In the latest currency markets coverage, it was significant to see the dollar/yen pair breaking its positive correlation with US Treasury yields on Tuesday as the Bank of Japan’s decision to raise interest rates this morning overshadowed the factors influencing the yen’s price movement.
The U.S. dollar has continued to rise since the start of trading on Tuesday, boosted by the weakness of the Japanese yen, which has been under pressure since the Bank of Japan raised interest rates to move it out of negative territory.
The U.S. dollar also benefited from strong housing data released on Tuesday, which highlighted an improvement in the conditions of one of the most important economic sectors in the United States.

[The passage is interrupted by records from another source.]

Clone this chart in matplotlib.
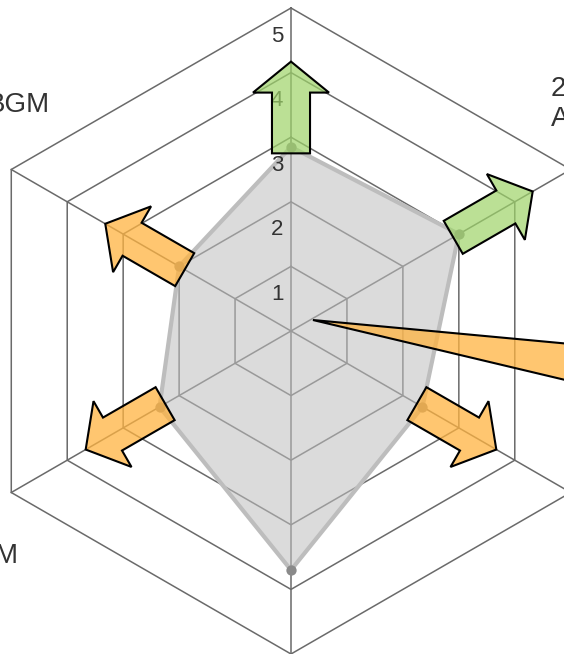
import numpy as np
import matplotlib
matplotlib.use("Agg")
import matplotlib.pyplot as plt
from matplotlib.patches import FancyArrowPatch, ArrowStyle
from matplotlib.transforms import offset_copy

plt.rcParams['font.family'] = ['Liberation Sans', 'DejaVu Sans']

# ---- data ----
categories = ['', '2\nA', '', '', 'M', 'BGM']      # top, then clockwise
values = [2.85, 3.0, 2.35, 3.7, 2.35, 2.0]
arrow_dir = ['up', 'up', 'down', None, 'down', 'down']
ticks = [1, 2, 3, 4, 5]
tick_labels = ['1', '2', '3', '4', '5']

# wedge pointer (theta in degrees, r in data units)
wedge_theta = [63.4, 93.5, 101.2]
wedge_r = [0.38, 6.34, 6.45]

# ---- style ----
W, H = 564, 654
cx, cy = 291, 331           # centre in pixels (from top)
unit = 64.6                 # pixels per data unit
rmax = 7.0
green_fc = (0.62, 0.83, 0.41, 0.70)
orange_fc = (1.0, 0.70, 0.25, 0.75)

fig = plt.figure(figsize=(W / 100, H / 100), dpi=100)
size = 2 * rmax * unit
ax = fig.add_axes([(cx - size / 2) / W, (H - cy - size / 2) / H, size / W, size / H],
                  projection='polar')
ax.set_theta_zero_location('N')
ax.set_theta_direction(-1)
ax.set_ylim(0, rmax)
ax.set_axis_off()

n = len(values)
theta = np.deg2rad(np.arange(n) * 360.0 / n)
theta_c = np.append(theta, theta[0])

# grid rings
for k in ticks:
    ax.plot(theta_c, [k] * (n + 1), color='#6a6a6a', lw=1.1, zorder=1)
for t in theta:
    ax.plot([t, t], [0, ticks[-1]], color='#6a6a6a', lw=1.1, zorder=1)

# data polygon
vals_c = np.append(values, values[0])
ax.fill(theta_c, vals_c, facecolor=(0.75, 0.75, 0.75, 0.56), edgecolor='none', zorder=2)
ax.plot(theta_c, vals_c, color='#bdbdbd', lw=3.0, zorder=3, solid_joinstyle='round')
ax.scatter(theta, values, s=55, color='#8a8a8a', zorder=4, linewidths=0)

# radial tick labels
tt = offset_copy(ax.transData, fig=fig, x=-14, y=-28, units='dots')
for k, lab in zip(ticks, tick_labels):
    ax.text(0, k, lab, transform=tt, ha='center', va='center', fontsize=16,
            color='#333333', zorder=5)

# arrows
style = ArrowStyle.Simple(head_length=22.3, head_width=54.7, tail_width=27.4)
for t, v, d in zip(theta, values, arrow_dir):
    if d is None:
        continue
    fc = green_fc if d == 'up' else orange_fc
    arr = FancyArrowPatch(posA=(t, v - 0.1), posB=(t, v + 1.32), arrowstyle=style,
                          mutation_scale=1, transform=ax.transData,
                          shrinkA=0, shrinkB=0, facecolor=fc, edgecolor='black',
                          lw=1.5, zorder=6, joinstyle='miter')
    ax.add_patch(arr)

# wedge pointer
ax.fill(np.deg2rad(wedge_theta), wedge_r, facecolor=orange_fc, edgecolor='black',
        lw=1.5, zorder=7, joinstyle='miter')

# category labels (only partly inside the canvas)
label_pos = {1: (551, 104, 'left'), 4: (18, 556, 'right'), 5: (50, 105, 'right')}
for i, (px, py, ha) in label_pos.items():
    fig.text(px / W, 1 - py / H, categories[i], ha=ha, va='center', fontsize=20,
             color='#333333', linespacing=1.15)

fig.savefig('out.png', dpi=100)
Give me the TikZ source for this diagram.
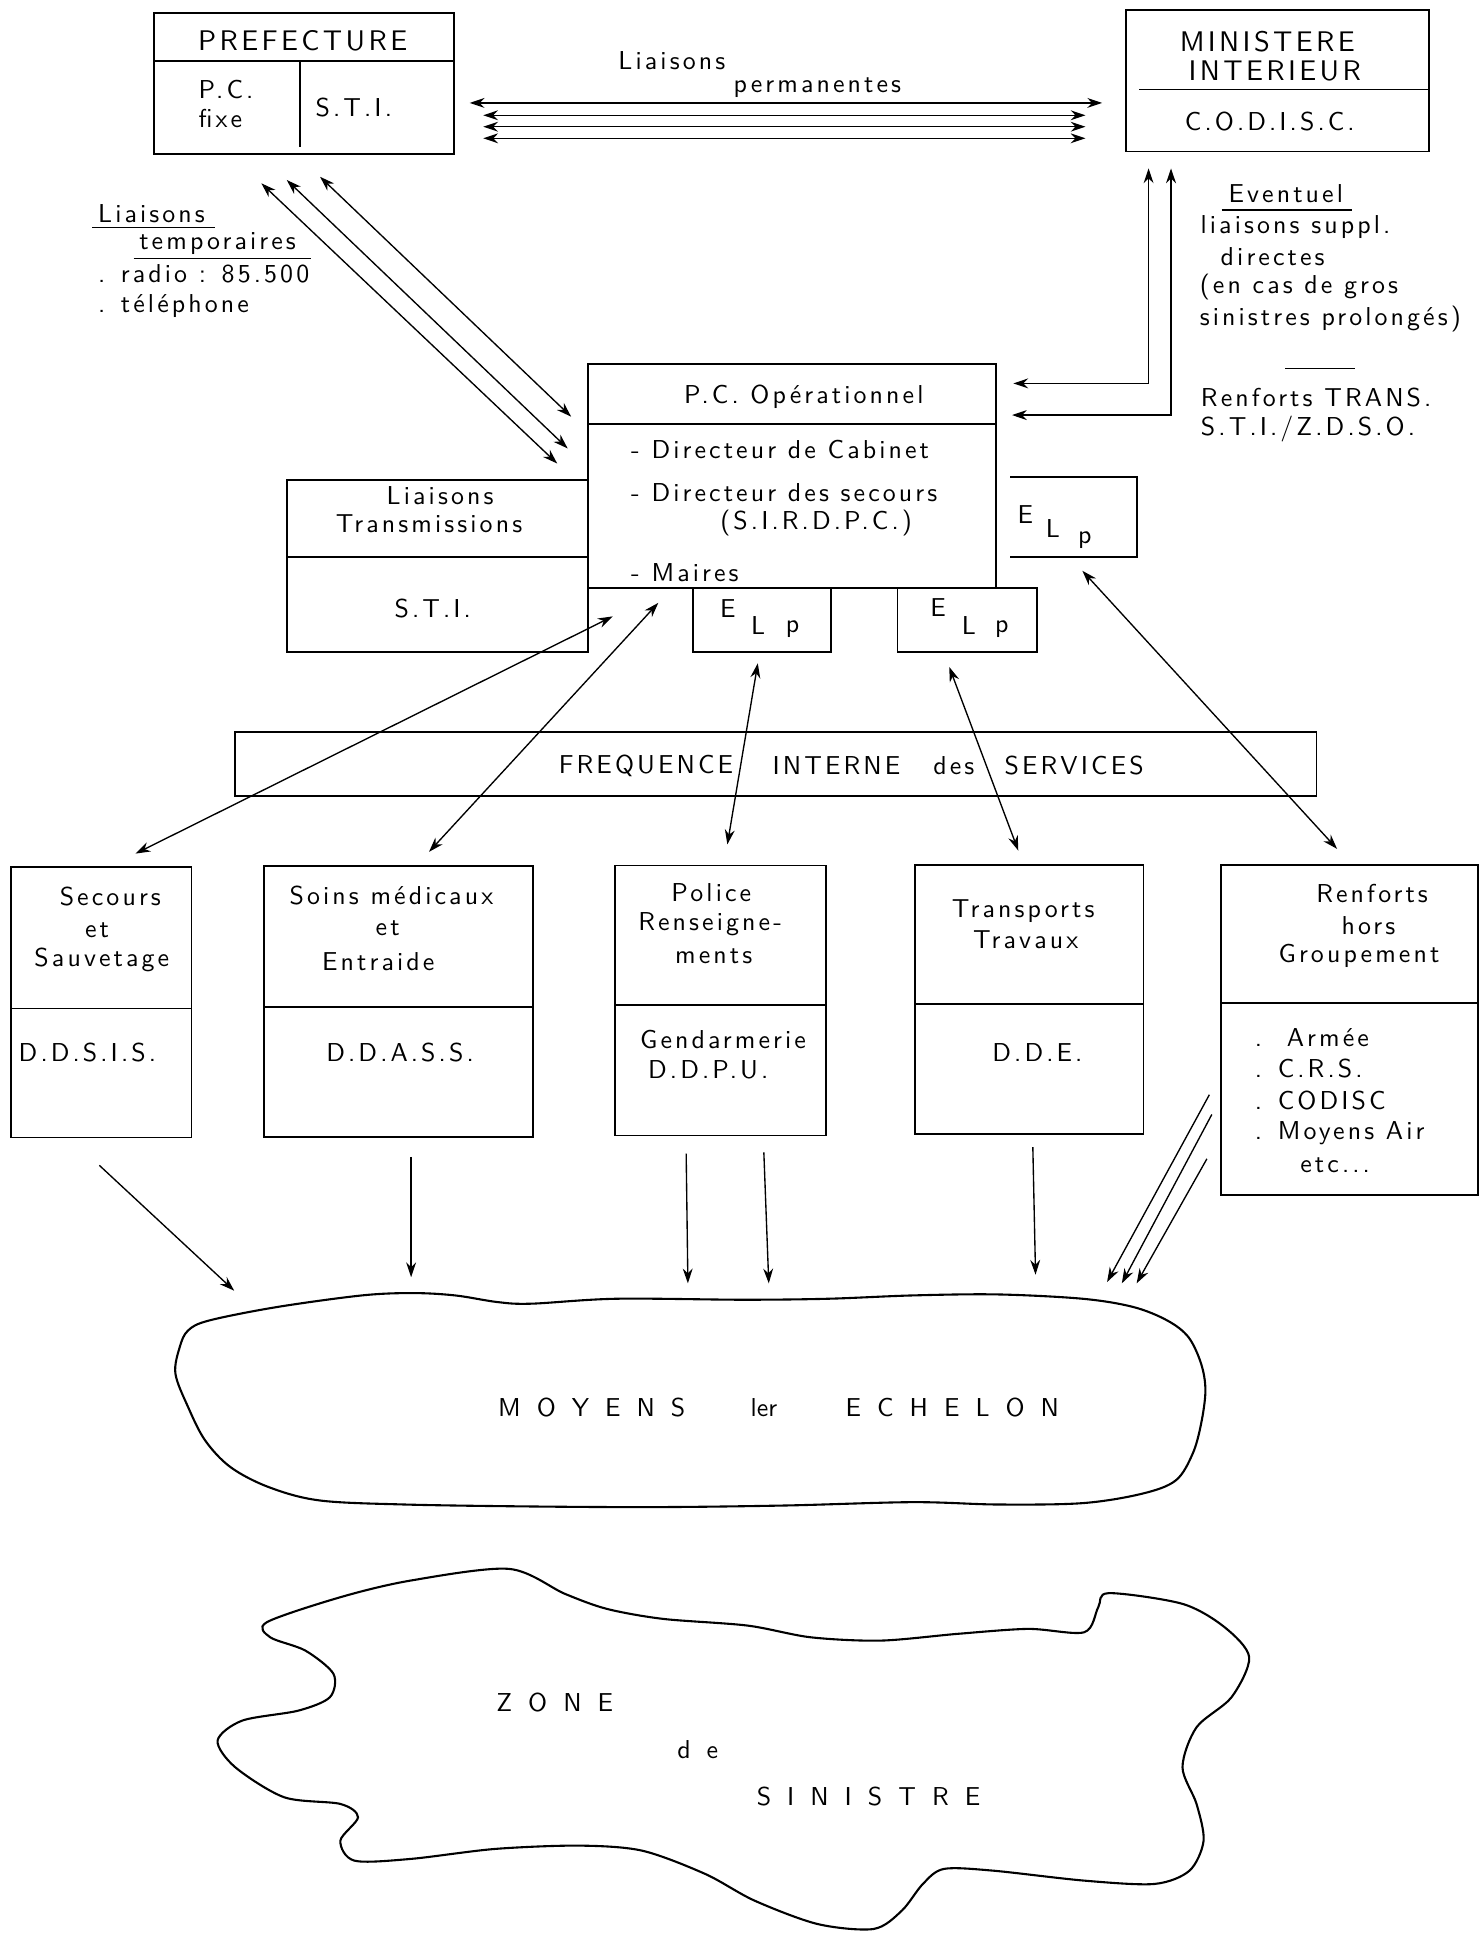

The dollar index, which measures the performance of the U.S. currency against a basket of major currencies, rose by about 0.4%, reaching its highest level in two weeks. The weakness of the yen was one of the most important factors that provided support for the U.S. currency, especially after Bank of Japan Governor Kazuo Ueda indicated that the Bank of Japan will continue its quantitative easing policy despite moving interest rates out of negative territory. The Bank of Japan raised interest rates to 0.0% from the long-standing central bank rate of 0.1-%.
The pair rose to 150.84 from yesterday’s close of 149.14. It fell to a low of 148.97 and a high of 150.96 during the trading day.
Key Factors:
Bank of Japan raised interest rates to 0.0% from 0.1-%.
U.S. dollar index rises by 0.4%, reaching its highest level in two weeks.
Weakness of the yen provides support for the U.S. dollar.
Bank of Japan Governor Kazuo Ueda indicates that the Bank of Japan will continue its quantitative easing policy.